→ **Input**:
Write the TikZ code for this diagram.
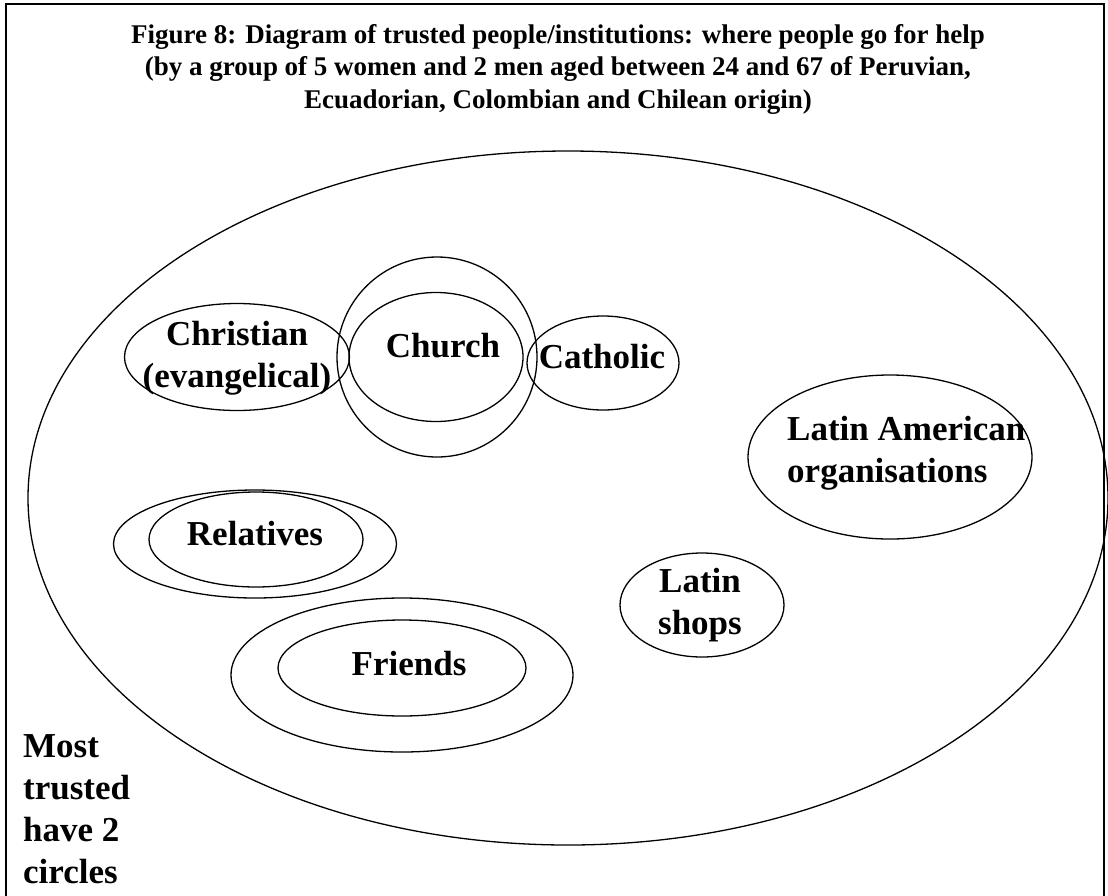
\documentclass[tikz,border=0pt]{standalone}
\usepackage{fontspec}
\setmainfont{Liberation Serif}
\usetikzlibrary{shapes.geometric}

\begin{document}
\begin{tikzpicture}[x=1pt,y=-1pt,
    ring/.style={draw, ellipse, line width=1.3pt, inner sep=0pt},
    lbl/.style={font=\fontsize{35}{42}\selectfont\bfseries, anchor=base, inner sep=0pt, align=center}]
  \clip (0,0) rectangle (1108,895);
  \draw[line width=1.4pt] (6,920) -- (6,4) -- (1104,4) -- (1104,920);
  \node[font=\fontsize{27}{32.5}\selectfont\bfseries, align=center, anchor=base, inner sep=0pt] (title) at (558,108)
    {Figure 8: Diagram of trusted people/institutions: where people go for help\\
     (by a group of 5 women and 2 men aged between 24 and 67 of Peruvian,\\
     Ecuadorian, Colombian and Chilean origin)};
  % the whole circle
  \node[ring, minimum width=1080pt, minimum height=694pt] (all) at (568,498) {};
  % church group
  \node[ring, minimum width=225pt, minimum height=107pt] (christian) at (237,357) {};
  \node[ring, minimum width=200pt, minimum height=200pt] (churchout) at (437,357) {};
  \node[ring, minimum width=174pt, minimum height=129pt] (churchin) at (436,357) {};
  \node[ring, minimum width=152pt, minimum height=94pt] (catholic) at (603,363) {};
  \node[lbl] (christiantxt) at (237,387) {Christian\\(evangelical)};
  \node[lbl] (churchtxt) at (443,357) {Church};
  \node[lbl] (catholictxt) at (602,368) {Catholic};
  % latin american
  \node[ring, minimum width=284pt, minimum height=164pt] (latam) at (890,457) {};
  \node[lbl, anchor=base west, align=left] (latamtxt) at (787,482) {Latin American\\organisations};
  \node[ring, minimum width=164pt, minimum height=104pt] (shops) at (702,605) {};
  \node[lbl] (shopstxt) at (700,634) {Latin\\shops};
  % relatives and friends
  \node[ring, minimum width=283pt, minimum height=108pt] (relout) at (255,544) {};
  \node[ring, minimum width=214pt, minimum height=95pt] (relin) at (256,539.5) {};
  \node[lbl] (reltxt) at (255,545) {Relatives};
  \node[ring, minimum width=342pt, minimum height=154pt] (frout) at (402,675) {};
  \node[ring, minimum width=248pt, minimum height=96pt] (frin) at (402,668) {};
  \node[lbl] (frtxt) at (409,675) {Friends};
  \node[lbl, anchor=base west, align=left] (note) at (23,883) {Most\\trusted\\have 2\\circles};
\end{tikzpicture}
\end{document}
--
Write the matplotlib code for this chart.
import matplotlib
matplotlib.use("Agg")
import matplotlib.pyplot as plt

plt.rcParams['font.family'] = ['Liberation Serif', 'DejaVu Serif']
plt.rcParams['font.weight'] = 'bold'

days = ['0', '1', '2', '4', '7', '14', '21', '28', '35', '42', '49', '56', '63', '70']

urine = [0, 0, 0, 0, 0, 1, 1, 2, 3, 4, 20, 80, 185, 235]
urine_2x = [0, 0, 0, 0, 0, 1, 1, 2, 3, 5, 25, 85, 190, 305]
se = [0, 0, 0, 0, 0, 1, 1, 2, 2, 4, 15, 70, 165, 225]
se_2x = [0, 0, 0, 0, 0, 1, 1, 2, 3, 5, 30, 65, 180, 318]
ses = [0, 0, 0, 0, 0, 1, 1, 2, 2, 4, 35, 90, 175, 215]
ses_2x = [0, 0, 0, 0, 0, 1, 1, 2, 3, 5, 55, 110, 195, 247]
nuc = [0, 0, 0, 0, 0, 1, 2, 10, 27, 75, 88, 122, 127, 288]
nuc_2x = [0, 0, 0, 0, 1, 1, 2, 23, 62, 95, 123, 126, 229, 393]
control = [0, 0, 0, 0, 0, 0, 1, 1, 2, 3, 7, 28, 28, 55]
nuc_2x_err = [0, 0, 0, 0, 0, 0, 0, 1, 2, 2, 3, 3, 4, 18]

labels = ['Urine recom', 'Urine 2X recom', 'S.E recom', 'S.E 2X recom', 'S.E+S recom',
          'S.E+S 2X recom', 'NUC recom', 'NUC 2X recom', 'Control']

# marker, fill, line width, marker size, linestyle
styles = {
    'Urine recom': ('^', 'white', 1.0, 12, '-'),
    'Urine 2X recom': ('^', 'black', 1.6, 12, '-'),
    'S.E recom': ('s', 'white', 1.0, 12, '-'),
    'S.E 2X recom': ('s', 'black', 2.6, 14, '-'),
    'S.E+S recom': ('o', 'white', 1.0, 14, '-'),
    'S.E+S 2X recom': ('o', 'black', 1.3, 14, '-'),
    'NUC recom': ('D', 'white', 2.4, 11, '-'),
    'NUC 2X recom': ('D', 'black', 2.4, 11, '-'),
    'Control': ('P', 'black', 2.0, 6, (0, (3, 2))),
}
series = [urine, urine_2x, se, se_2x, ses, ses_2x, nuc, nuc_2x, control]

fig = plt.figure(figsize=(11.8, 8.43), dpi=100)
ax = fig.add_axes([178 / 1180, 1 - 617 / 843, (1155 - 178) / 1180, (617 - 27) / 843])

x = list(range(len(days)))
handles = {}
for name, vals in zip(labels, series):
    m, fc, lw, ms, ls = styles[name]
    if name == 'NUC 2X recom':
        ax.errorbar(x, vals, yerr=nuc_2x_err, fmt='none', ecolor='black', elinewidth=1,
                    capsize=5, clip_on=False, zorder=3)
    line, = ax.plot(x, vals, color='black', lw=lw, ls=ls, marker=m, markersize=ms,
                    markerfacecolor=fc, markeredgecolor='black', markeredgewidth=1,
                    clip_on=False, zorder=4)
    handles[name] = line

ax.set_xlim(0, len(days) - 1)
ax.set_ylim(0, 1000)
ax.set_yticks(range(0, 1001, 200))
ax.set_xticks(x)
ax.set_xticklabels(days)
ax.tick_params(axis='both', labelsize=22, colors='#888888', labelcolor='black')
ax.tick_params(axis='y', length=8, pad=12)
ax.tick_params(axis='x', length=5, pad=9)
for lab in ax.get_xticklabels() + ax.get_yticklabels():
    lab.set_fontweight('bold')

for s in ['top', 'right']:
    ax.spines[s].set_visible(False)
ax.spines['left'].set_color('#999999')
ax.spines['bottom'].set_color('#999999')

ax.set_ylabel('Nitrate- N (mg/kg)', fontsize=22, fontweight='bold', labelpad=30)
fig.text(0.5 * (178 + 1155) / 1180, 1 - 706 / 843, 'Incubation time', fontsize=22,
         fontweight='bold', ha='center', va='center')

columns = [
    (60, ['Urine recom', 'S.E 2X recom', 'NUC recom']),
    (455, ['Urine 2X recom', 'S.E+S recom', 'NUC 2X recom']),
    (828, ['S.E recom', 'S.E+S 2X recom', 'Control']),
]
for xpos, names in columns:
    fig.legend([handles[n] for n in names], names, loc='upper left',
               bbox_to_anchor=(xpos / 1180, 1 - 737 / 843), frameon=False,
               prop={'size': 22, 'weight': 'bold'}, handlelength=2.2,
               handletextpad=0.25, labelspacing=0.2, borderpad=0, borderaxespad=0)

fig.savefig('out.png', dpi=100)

→ **What you will do**: Looking at the material above, count the lines that hold "this" and give the total alone.

→ **Correct answer**: 2